When we decided to pivot from the bakery to this, it was like, “What’s plan B, C, and D if Airbnb doesn’t work out?” Plan B was, “We’ve got five great apartments in this building and a growing neighborhood. It should cover the note if the Airbnb doesn’t work out.” Luckily, it has worked out well.

One thing to highlight here, I have a property where I stay in the wintertime in Florida. I throw it on Airbnb. It offsets some of my expenses. It’s not a cashflow machine. It’s not a business I’m running. I don’t self-manage it. I’m not tweaking all the knobs and trying to make it push every last dollar the way that you can when you’re running the business. It was good the first year, and then 3, 4, 5, or I don’t know how many more, popped up in the same neighborhood. 

One of the neighborhoods would allow it to happen. You could get a short-term rental there. It was legal. It was part of why I bought the house there. That’s why everyone else followed suit and moved in. Our creative property, 3,500 to 3,800 square feet, with the slides for the kids in the building and bunk beds. Suddenly, the neighbor down the street is putting in an outdoor basketball court and a pickleball court. They’ve gone Disneyland with it. There’s a ton of competition is where I’m getting at. 

One of the niches in short-term rentals that you have taken advantage of here is that you can accommodate a small number of guests in one apartment unit. The thing that is hard to replicate is that somebody takes all five units and has the bachelor party, the wedding, and the corporate event. I look at a property like this, and I’m thinking to myself, “If I were going to have my family all together, we have a choice.”

We rent six or seven hotel rooms. It’s odd. We’re all eating down there in the public space. We find an interesting place like this. We take the whole building over, whether there are couples with kids, the grandparents, or what have you. You have this very unique place that you’ve created with a lot of flexibility and a high barrier to entry for someone else to come in here and compete with you. 
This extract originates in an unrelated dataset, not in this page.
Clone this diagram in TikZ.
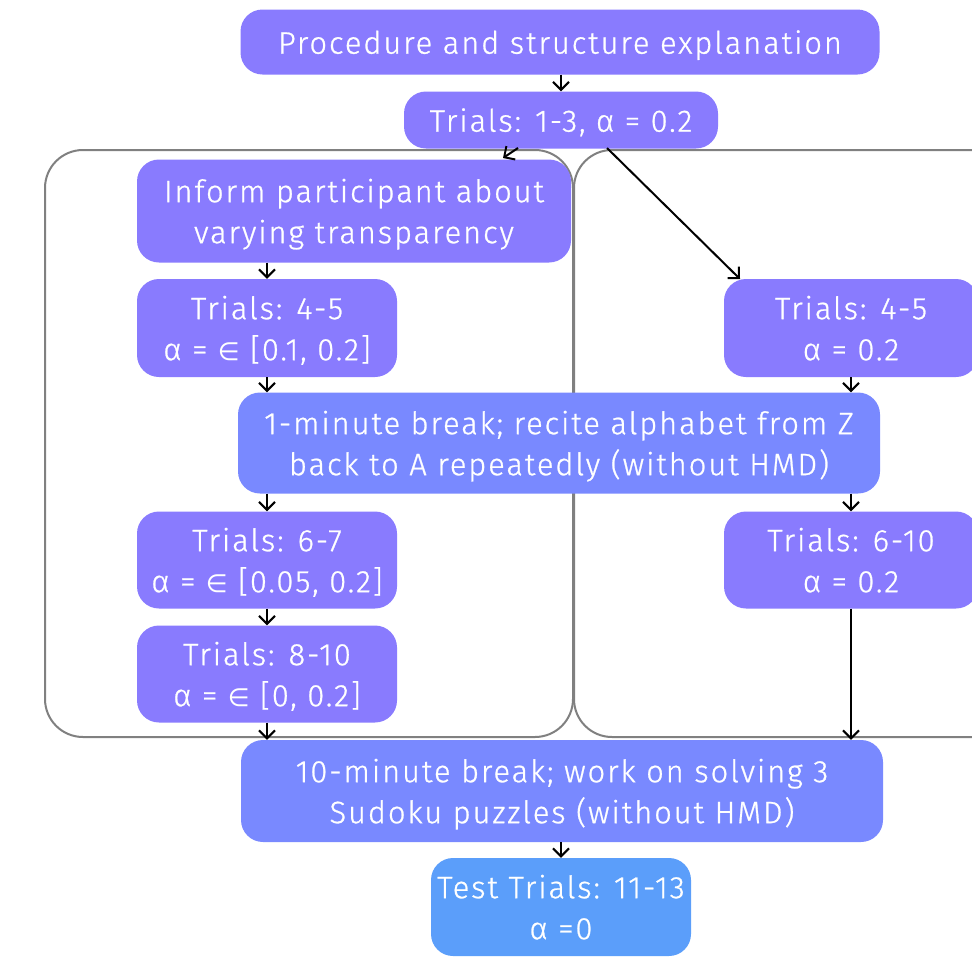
\documentclass[tikz,border=0pt]{standalone}
\usepackage{fontspec}
\setmainfont{Fira Sans Light}[LetterSpace=6, FakeBold=0.8]
\newfontfamily\symf{DejaVu Sans}
\usetikzlibrary{arrows.meta}
\definecolor{purp}{RGB}{137,123,254}
\definecolor{bluep}{RGB}{121,137,255}
\definecolor{testb}{RGB}{91,158,250}
\definecolor{grp}{RGB}{128,128,128}
\newcommand{\inn}{{\fontsize{25}{41}\symf ∈}}
\tikzset{
  x=1pt, y=-1pt,
  stepbox/.style={rounded corners=22pt, fill=purp, text=white, align=center, inner sep=0pt,
    text depth=0pt, font=\fontsize{31}{41}\selectfont},
  grpbox/.style={draw=grp, line width=2pt, rounded corners=38pt},
  arr/.style={draw=black, line width=2pt, -{Straight Barb[length=8pt,width=16pt,line width=2pt]}}
}
\begin{document}
\begin{tikzpicture}
\useasboundingbox (0,0) rectangle (972,959);
\clip (0,0) rectangle (972,959);
% group boxes
\draw[grpbox] (45,150) rectangle (573,737);
\draw[grpbox] (574,150) rectangle (1030,737);
% nodes
\node[stepbox, minimum width=639pt, minimum height=65pt] (proc) at (560,42) {Procedure and structure explanation};
\node[stepbox, minimum width=314pt, minimum height=57pt] (t13) at (561,120) {Trials: 1-3, α = 0.2};
\node[stepbox, minimum width=434pt, minimum height=103pt] (inform) at (354,211) {Inform participant about\\varying transparency};
\node[stepbox, minimum width=260pt, minimum height=98pt] (t45l) at (267,328) {Trials: 4-5\\α = \inn{} [0.1, 0.2]};
\node[stepbox, minimum width=254pt, minimum height=98pt] (t45r) at (851,328) {Trials: 4-5\\α = 0.2};
\node[stepbox, fill=bluep, minimum width=642pt, minimum height=101pt] (brk1) at (559,443) {1-minute break; recite alphabet from Z\\back to A repeatedly (without HMD)};
\node[stepbox, minimum width=260pt, minimum height=97pt] (t67) at (267,560) {Trials: 6-7\\α = \inn{} [0.05, 0.2]};
\node[stepbox, minimum width=254pt, minimum height=97pt] (t610) at (851,560) {Trials: 6-10\\α = 0.2};
\node[stepbox, minimum width=260pt, minimum height=97pt] (t810) at (267,674) {Trials: 8-10\\α = \inn{} [0, 0.2]};
\node[stepbox, fill=bluep, minimum width=642pt, minimum height=102pt] (brk10) at (562,791) {10-minute break; work on solving 3\\Sudoku puzzles (without HMD)};
\node[stepbox, fill=testb, minimum width=260pt, minimum height=98pt] (test) at (561,907) {Test Trials: 11-13\\α =0};
% helper coordinates
\coordinate (a1) at (518,148);
\coordinate (a2) at (503,158);
\coordinate (b1) at (607,148);
\coordinate (b2) at (740,279);
% connectors
\draw[arr] (proc.south -| t13) -- (t13.north);
\draw[arr] (a1) -- (a2);
\draw[arr] (b1) -- (b2);
\draw[arr] (inform.south -| t45l) -- (t45l.north);
\draw[arr] (t45l.south) -- (brk1.north -| t45l);
\draw[arr] (t45r.south) -- (brk1.north -| t45r);
\draw[arr] (brk1.south -| t67) -- (t67.north);
\draw[arr] (brk1.south -| t610) -- (t610.north);
\draw[arr] (t67.south) -- (t810.north);
\draw[arr] (t810.south) -- (brk10.north -| t810);
\draw[arr] (t610.south) -- (brk10.north -| t610);
\draw[arr] (brk10.south -| test) -- (test.north);
\end{tikzpicture}
\end{document}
With families, we find that they like that they can be together. There’s enough space to gather, have a meal, hang out, and be with one another. At the end of the night, as families do, you’re like, “I’m ready to get away. I want to go back to my unit. I’m good. I’ve had eight hours with you. That’s good. I want to go watch TV by myself.” You can do that. Families with kids who come here love that the kids are contained. The backyard’s fenced in, gated. They know where the kids are. The kids can run the whole building.

 

Large group short term rentals work best for families who want to gather for meals and hang out together in one common space.

 

It’s a great setup for families, large groups, and corporate retreats. We can see all our reasons that people stay with us up there. It’s a great place for everything. With the high barriers to entry, it is a big chunk of change to open one of these, and then to find a lender that believes that you can operate at this scale. That’s definitely a barrier to entry.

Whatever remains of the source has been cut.